◆ **Dataset content**:
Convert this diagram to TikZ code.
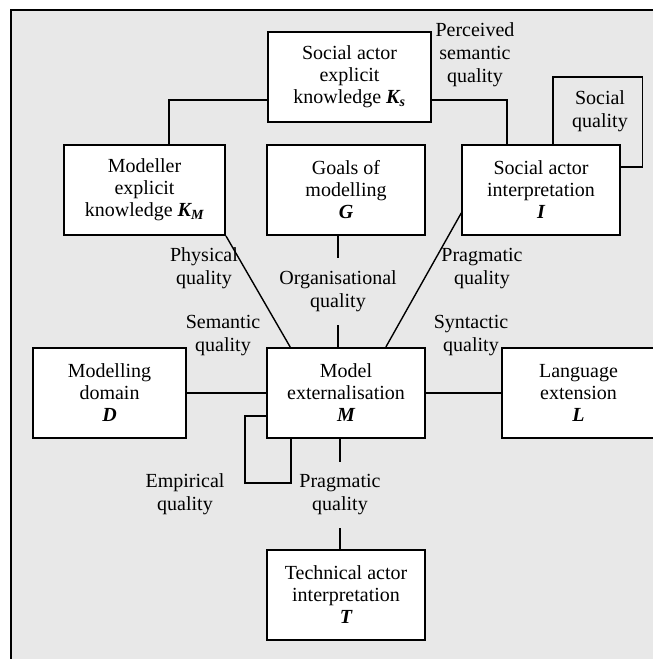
\documentclass[tikz,border=0pt]{standalone}
\usepackage{fontspec}
\setmainfont{Liberation Serif}
\usetikzlibrary{calc}
\definecolor{panel}{HTML}{E8E8E8}
\newcommand{\sym}[1]{{\bfseries\itshape #1}}
\begin{document}
\begin{tikzpicture}[x=1pt,y=-1pt,
  box/.style={draw, fill=white, line width=2pt, minimum height=90pt,
    inner sep=0pt, align=center, font=\fontsize{20}{22}\selectfont},
  lbl/.style={align=center, inner sep=0pt, font=\fontsize{20}{23}\selectfont},
  conn/.style={line width=1.4pt}]
\useasboundingbox (0,0) rectangle (653,659);
% panel
\draw[fill=panel, line width=1.5pt] (11,10) rectangle (690,700);

% boxes
\node[box, minimum width=163pt]   (Ks) at (349.5,77) {Social actor\\explicit\\knowledge \sym{K\textsubscript{s}}};
\node[box, minimum width=161pt]   (KM) at (144.5,190) {Modeller\\explicit\\knowledge \sym{K\textsubscript{M}}};
\node[box, minimum width=157.5pt] (G)  at (346,190) {Goals of\\modelling\\\sym{G}};
\node[box, minimum width=157.5pt] (I)  at (541,190) {Social actor\\interpretation\\\sym{I}};
\node[box, minimum width=153pt]   (D)  at (109.5,393) {Modelling\\domain\\\sym{D}};
\node[box, minimum width=157.5pt] (M)  at (346,393) {Model\\externalisation\\\sym{M}};
\node[box, minimum width=153pt]   (L)  at (578.5,393) {Language\\extension\\\sym{L}};
\node[box, minimum width=157.5pt] (T)  at (346,595) {Technical actor\\interpretation\\\sym{T}};

% quality labels
\node[lbl] (pq)  at (475,55)    {Perceived\\semantic\\quality};
\node[lbl] (sq)  at (600,111)   {Social\\quality};
\node[lbl] (phq) at (204,268.5) {Physical\\quality};
\node[lbl, minimum height=67pt] (oq) at (338,291.5) {Organisational\\quality};
\node[lbl] (prq) at (482,268.5) {Pragmatic\\quality};
\node[lbl] (seq) at (223,335.5) {Semantic\\quality};
\node[lbl] (syq) at (471,335.5) {Syntactic\\quality};
\node[lbl] (emq) at (185,494.5) {Empirical\\quality};
\node[lbl, minimum height=66pt] (tq) at (340,495) {Pragmatic\\quality};

% connectors
\coordinate (ksL) at ($(Ks.west)!0.5!(Ks.south west)$);
\coordinate (ksR) at ($(Ks.east)!0.5!(Ks.south east)$);
\draw[conn] (ksL) -| ($(KM.north west)!0.65!(KM.north east)$);
\draw[conn] (ksR) -| ($(I.north west)!0.286!(I.north east)$);

% social quality loop
\coordinate (sqTop) at (642.5,77);
\draw[conn] ($(I.north west)!0.575!(I.north east)$) |- (sqTop)
  |- ($(I.east)!0.5!(I.north east)$);

\draw[conn] (KM.south east) -- ($(M.north west)!0.15!(M.north east)$);
\draw[conn] ($(I.west)!0.5!(I.south west)$) -- ($(M.north west)!0.75!(M.north east)$);
\draw[conn] (oq.north) -- (oq.north |- G.south);
\draw[conn] (oq.south) -- (oq.south |- M.north);
\draw[conn] (D) -- (M);
\draw[conn] (M) -- (L);
\draw[conn] (tq.north) -- (tq.north |- M.south);
\draw[conn] (tq.south) -- (tq.south |- T.north);

% empirical quality loop
\coordinate (emCorner) at (245,483);
\draw[conn] ($(M.west)!0.5!(M.south west)$) -| (emCorner)
  -| ($(M.south west)!0.156!(M.south east)$);
\end{tikzpicture}
\end{document}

◆ **Short task**: Starting with the first line of the data above and ending with the line containing "($(I.north west)!0.286!(I.north east)$);", please restate every line exactly, leaving images out.

◆ **Task result**:
Convert this diagram to TikZ code.
\documentclass[tikz,border=0pt]{standalone}
\usepackage{fontspec}
\setmainfont{Liberation Serif}
\usetikzlibrary{calc}
\definecolor{panel}{HTML}{E8E8E8}
\newcommand{\sym}[1]{{\bfseries\itshape #1}}
\begin{document}
\begin{tikzpicture}[x=1pt,y=-1pt,
  box/.style={draw, fill=white, line width=2pt, minimum height=90pt,
    inner sep=0pt, align=center, font=\fontsize{20}{22}\selectfont},
  lbl/.style={align=center, inner sep=0pt, font=\fontsize{20}{23}\selectfont},
  conn/.style={line width=1.4pt}]
\useasboundingbox (0,0) rectangle (653,659);
% panel
\draw[fill=panel, line width=1.5pt] (11,10) rectangle (690,700);

% boxes
\node[box, minimum width=163pt]   (Ks) at (349.5,77) {Social actor\\explicit\\knowledge \sym{K\textsubscript{s}}};
\node[box, minimum width=161pt]   (KM) at (144.5,190) {Modeller\\explicit\\knowledge \sym{K\textsubscript{M}}};
\node[box, minimum width=157.5pt] (G)  at (346,190) {Goals of\\modelling\\\sym{G}};
\node[box, minimum width=157.5pt] (I)  at (541,190) {Social actor\\interpretation\\\sym{I}};
\node[box, minimum width=153pt]   (D)  at (109.5,393) {Modelling\\domain\\\sym{D}};
\node[box, minimum width=157.5pt] (M)  at (346,393) {Model\\externalisation\\\sym{M}};
\node[box, minimum width=153pt]   (L)  at (578.5,393) {Language\\extension\\\sym{L}};
\node[box, minimum width=157.5pt] (T)  at (346,595) {Technical actor\\interpretation\\\sym{T}};

% quality labels
\node[lbl] (pq)  at (475,55)    {Perceived\\semantic\\quality};
\node[lbl] (sq)  at (600,111)   {Social\\quality};
\node[lbl] (phq) at (204,268.5) {Physical\\quality};
\node[lbl, minimum height=67pt] (oq) at (338,291.5) {Organisational\\quality};
\node[lbl] (prq) at (482,268.5) {Pragmatic\\quality};
\node[lbl] (seq) at (223,335.5) {Semantic\\quality};
\node[lbl] (syq) at (471,335.5) {Syntactic\\quality};
\node[lbl] (emq) at (185,494.5) {Empirical\\quality};
\node[lbl, minimum height=66pt] (tq) at (340,495) {Pragmatic\\quality};

% connectors
\coordinate (ksL) at ($(Ks.west)!0.5!(Ks.south west)$);
\coordinate (ksR) at ($(Ks.east)!0.5!(Ks.south east)$);
\draw[conn] (ksL) -| ($(KM.north west)!0.65!(KM.north east)$);
\draw[conn] (ksR) -| ($(I.north west)!0.286!(I.north east)$);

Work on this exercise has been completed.